I don’t know how to approach Christmas this year. If we build a house on our land in the country, it might be our last Christmas in this house, which makes me want it to be a special one. But I don’t dare hope for special, because my hopes are dashed every holiday season. I should not hope for anything, but it is so hard not to.

Over the years, there have been Christmases when we have been destitute, Christmases when we have been fighting, Christmases when we have been lonely, and Christmases when we have tried to fill the loneliness with crazy busy-ness through church or other activities. There have been years when the busy-ness of church and other activities engulfed us even though we did not intend to let it. Some years we have all been sicker than dogs, completely isolated, and I have spent most of Christmas day rocking a fever stricken baby.

God has taught me that Christmas is not about the gifts, the cards, the cookies or the decorations. Christmas is not even about family. Christmas is about how God became man and dwelt among us. Any other focus drives me to despair every time.

Thursday, November 5, 2009


(That baby was me, and that is my mom holding me, teaching me something.)

I am hitting the wall, I think.

Most autumns I get depressed, ever since the year Laura was born and we struggled from her birth (October 8) right through the entire winter with health problems.

I don't know if it's SAD or if it is just the emotions that are there in the unconscious memories of the winter of '92-'93.

This year I thought I was doing better, but today, not so much.

The leaves are falling more frenetically this year than usual. Every time I look out the window or walk down the street, my eyes chase flocks of leaves whirling in violent flurries off to the east. It was amusing, mostly, but today it seems ominous.

Daylight Savings Time stinks. It just messes me up something awful. Whether we gain an hour or lose one doesn't seem to make much difference; it all puts me off.

Yes, I am whiny. There is just a lot right now. Things I can't talk about, things that burden my heart, things that annoy me, things that worry me, things that discourage me. Bleck. Sometimes when there is a lot, God piles on more, to where you were sure you would have broken and fallen to the ground. But then He lifts you up and carries you on His eagle's wings in a miracle of grace, and you survive after all. I have had that happen and it is both terrible and wonderful. I am not exactly hoping for it to happen again, even the wonderful parts, and that is certainly a failing on my part and a lack of faith.

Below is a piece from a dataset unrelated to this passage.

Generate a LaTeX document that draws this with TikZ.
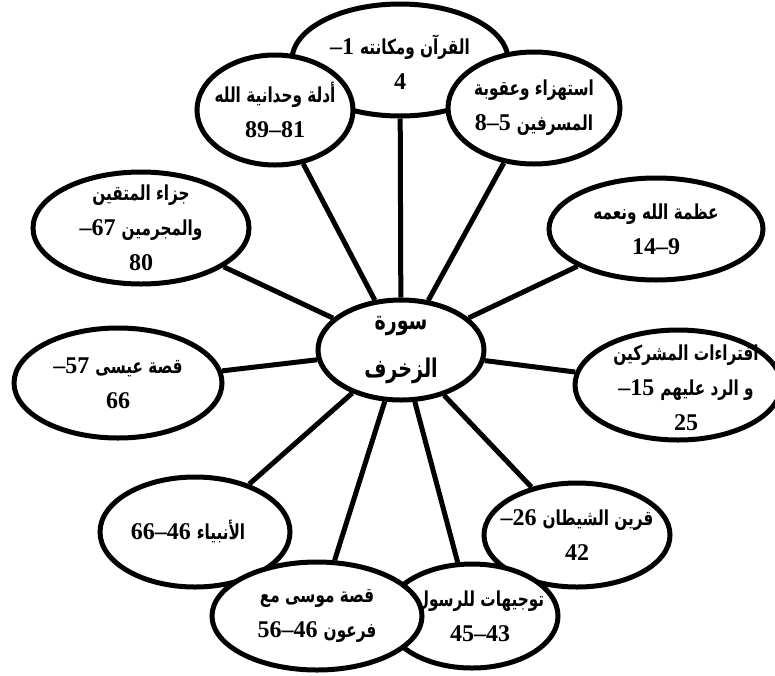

My mother was an anti-dramatist, and by that I mean that drama did not exist in her universe. She never cried at anything staged, probably never in her life. It has always been pragmatics. Her mother died while she (my mother) was in the next state helping my brother and sister-in-law with their new baby. My mom didn't bother to go home for the the funeral because she figured she was needed where she was, and she had spent plenty of time with her mother while she was alive, so it wasn't so important to be there after she was dead. My dad offered to drive down and get her, but apparently she couldn't see wasting the return airplane ticket she already had, or something like that. She was never one to embrace a change in plans.

She also did not embrace tears. Anytime I cried, it was chalked up to manipulation, no possibility that I actually had honest feelings of, say, disappointment or some such nonsense. I could never just be sad; all sadness was interpreted as a ploy to get my way. Which, by the way, I rarely got. Principles, you know.

I'm not trying to be harsh here, because I love my mother and I get along with her really very well. I just say this because I have been raised to be skeptical of dramatics, so when issues arise in my life today, I do not immediately assume that the sky is falling. By and large, this is a good thing, but there are times when I think I let things go that are "a big deal" and then sometimes the fallout is less than pleasant when I find out that something I was minimalizing has grown to epic proportions outside of my control.

Yes, there is a lot.

I think I will make some sloppy joes.